begin Supplied material

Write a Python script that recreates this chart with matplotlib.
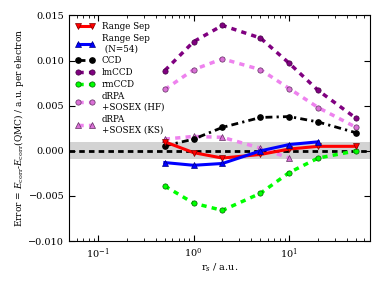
import matplotlib
matplotlib.use("Agg")
import matplotlib.pyplot as plt
import numpy as np

# r_s values (a.u.)
rs = [0.5, 1, 2, 5, 10, 20, 50]
rs_n54 = [0.5, 1, 2, 5, 10, 20]
rs_ks = [0.5, 1, 2, 5, 10]

# errors, a.u. per electron
range_sep = [0.0010, -0.0002, -0.0008, -0.0004, 0.0002, 0.0005, 0.0005]
range_sep_n54 = [-0.0013, -0.0016, -0.0014, 0.0000, 0.0007, 0.0010]
ccd = [0.00055, 0.0013, 0.0026, 0.0037, 0.0038, 0.0032, 0.0020]
lmccd = [0.0089, 0.0121, 0.0139, 0.0125, 0.0097, 0.0067, 0.0036]
rmccd = [-0.0039, -0.0058, -0.0066, -0.0047, -0.0024, -0.0008, 0.0000]
sosex_hf = [0.0068, 0.0090, 0.0102, 0.0090, 0.0069, 0.0048, 0.0026]
sosex_ks = [0.0013, 0.0016, 0.0015, 0.0003, -0.0008]

band = 0.00095

plt.rcParams["font.family"] = "DejaVu Serif"
plt.rcParams["mathtext.fontset"] = "dejavuserif"

fig = plt.figure(figsize=(3.82, 2.87), dpi=100)
ax = fig.add_axes([0.181, 0.160, 0.788, 0.786])

ax.axhspan(-band, band, color="#d3d3d3", lw=0, zorder=0)
ax.axhline(0, color="black", ls="--", lw=2, dashes=(2, 1.5), zorder=1)

ms = 3.8
ax.plot(rs, range_sep, color="red", ls="-", lw=2.2, marker="v", ms=ms,
        mfc="red", mec="#800000", mew=0.5, label="Range Sep", zorder=5)
ax.plot(rs_n54, range_sep_n54, color="blue", ls="-", lw=2.2, marker="^", ms=ms,
        mfc="blue", mec="#000080", mew=0.5, label="Range Sep\n (N=54)", zorder=5)
ax.plot(rs, ccd, color="black", ls=(0, (2.5, 1.5, 0.8, 1.5)), lw=2, marker="o", ms=ms,
        label="CCD", zorder=4)
ax.plot(rs, lmccd, color="purple", ls=(0, (1.5, 1.5)), lw=2.5, marker="o", ms=ms,
        mec="#400040", mew=0.5, label="lmCCD", zorder=4)
ax.plot(rs, rmccd, color="lime", ls=(0, (1.5, 1.5)), lw=2.5, marker="o", ms=ms,
        mec="#006000", mew=0.5, label="rmCCD", zorder=4)
ax.plot(rs, sosex_hf, color="violet", ls=(0, (1.5, 1.5)), lw=2.5, marker="o", ms=ms,
        mfc="orchid", mec="#603060", mew=0.5, label="dRPA\n+SOSEX (HF)", zorder=3)
ax.plot(rs_ks, sosex_ks, color="violet", ls=(0, (1.5, 1.5)), lw=2.5, marker="^", ms=ms,
        mfc="orchid", mec="#603060", mew=0.5, label="dRPA\n+SOSEX (KS)", zorder=3)

ax.set_xscale("log")
ax.set_xlim(0.05, 70)
ax.set_ylim(-0.010, 0.015)
ax.set_yticks([-0.010, -0.005, 0.000, 0.005, 0.010, 0.015])
ax.set_yticklabels(["\u22120.010", "\u22120.005", "0.000", "0.005", "0.010", "0.015"])
ax.tick_params(which="both", direction="in", top=True, right=True, labelsize=7)
ax.tick_params(which="major", length=4)
ax.tick_params(which="minor", length=2)

ax.set_xlabel("r$_s$ / a.u.", fontsize=7, labelpad=1)
ax.set_ylabel("Error = $E_{\\rm corr}$-$E_{\\rm corr}$(QMC) / a.u. per electron",
              fontsize=6.5, labelpad=2)

ax.legend(loc="upper left", frameon=False, fontsize=6.3, numpoints=2,
          handlelength=2.2, labelspacing=0.35, borderaxespad=0.3,
          bbox_to_anchor=(0.0, 1.0))

fig.savefig("out.png", dpi=100)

end Supplied material

Goal
Leave out the pictures and restate everything else word for word.

Answer for the task
Write a Python script that recreates this chart with matplotlib.
import matplotlib
matplotlib.use("Agg")
import matplotlib.pyplot as plt
import numpy as np

# r_s values (a.u.)
rs = [0.5, 1, 2, 5, 10, 20, 50]
rs_n54 = [0.5, 1, 2, 5, 10, 20]
rs_ks = [0.5, 1, 2, 5, 10]

# errors, a.u. per electron
range_sep = [0.0010, -0.0002, -0.0008, -0.0004, 0.0002, 0.0005, 0.0005]
range_sep_n54 = [-0.0013, -0.0016, -0.0014, 0.0000, 0.0007, 0.0010]
ccd = [0.00055, 0.0013, 0.0026, 0.0037, 0.0038, 0.0032, 0.0020]
lmccd = [0.0089, 0.0121, 0.0139, 0.0125, 0.0097, 0.0067, 0.0036]
rmccd = [-0.0039, -0.0058, -0.0066, -0.0047, -0.0024, -0.0008, 0.0000]
sosex_hf = [0.0068, 0.0090, 0.0102, 0.0090, 0.0069, 0.0048, 0.0026]
sosex_ks = [0.0013, 0.0016, 0.0015, 0.0003, -0.0008]

band = 0.00095

plt.rcParams["font.family"] = "DejaVu Serif"
plt.rcParams["mathtext.fontset"] = "dejavuserif"

fig = plt.figure(figsize=(3.82, 2.87), dpi=100)
ax = fig.add_axes([0.181, 0.160, 0.788, 0.786])

ax.axhspan(-band, band, color="#d3d3d3", lw=0, zorder=0)
ax.axhline(0, color="black", ls="--", lw=2, dashes=(2, 1.5), zorder=1)

ms = 3.8
ax.plot(rs, range_sep, color="red", ls="-", lw=2.2, marker="v", ms=ms,
        mfc="red", mec="#800000", mew=0.5, label="Range Sep", zorder=5)
ax.plot(rs_n54, range_sep_n54, color="blue", ls="-", lw=2.2, marker="^", ms=ms,
        mfc="blue", mec="#000080", mew=0.5, label="Range Sep\n (N=54)", zorder=5)
ax.plot(rs, ccd, color="black", ls=(0, (2.5, 1.5, 0.8, 1.5)), lw=2, marker="o", ms=ms,
        label="CCD", zorder=4)
ax.plot(rs, lmccd, color="purple", ls=(0, (1.5, 1.5)), lw=2.5, marker="o", ms=ms,
        mec="#400040", mew=0.5, label="lmCCD", zorder=4)
ax.plot(rs, rmccd, color="lime", ls=(0, (1.5, 1.5)), lw=2.5, marker="o", ms=ms,
        mec="#006000", mew=0.5, label="rmCCD", zorder=4)
ax.plot(rs, sosex_hf, color="violet", ls=(0, (1.5, 1.5)), lw=2.5, marker="o", ms=ms,
        mfc="orchid", mec="#603060", mew=0.5, label="dRPA\n+SOSEX (HF)", zorder=3)
ax.plot(rs_ks, sosex_ks, color="violet", ls=(0, (1.5, 1.5)), lw=2.5, marker="^", ms=ms,
        mfc="orchid", mec="#603060", mew=0.5, label="dRPA\n+SOSEX (KS)", zorder=3)

ax.set_xscale("log")
ax.set_xlim(0.05, 70)
ax.set_ylim(-0.010, 0.015)
ax.set_yticks([-0.010, -0.005, 0.000, 0.005, 0.010, 0.015])
ax.set_yticklabels(["\u22120.010", "\u22120.005", "0.000", "0.005", "0.010", "0.015"])
ax.tick_params(which="both", direction="in", top=True, right=True, labelsize=7)
ax.tick_params(which="major", length=4)
ax.tick_params(which="minor", length=2)

ax.set_xlabel("r$_s$ / a.u.", fontsize=7, labelpad=1)
ax.set_ylabel("Error = $E_{\\rm corr}$-$E_{\\rm corr}$(QMC) / a.u. per electron",
              fontsize=6.5, labelpad=2)

ax.legend(loc="upper left", frameon=False, fontsize=6.3, numpoints=2,
          handlelength=2.2, labelspacing=0.35, borderaxespad=0.3,
          bbox_to_anchor=(0.0, 1.0))

fig.savefig("out.png", dpi=100)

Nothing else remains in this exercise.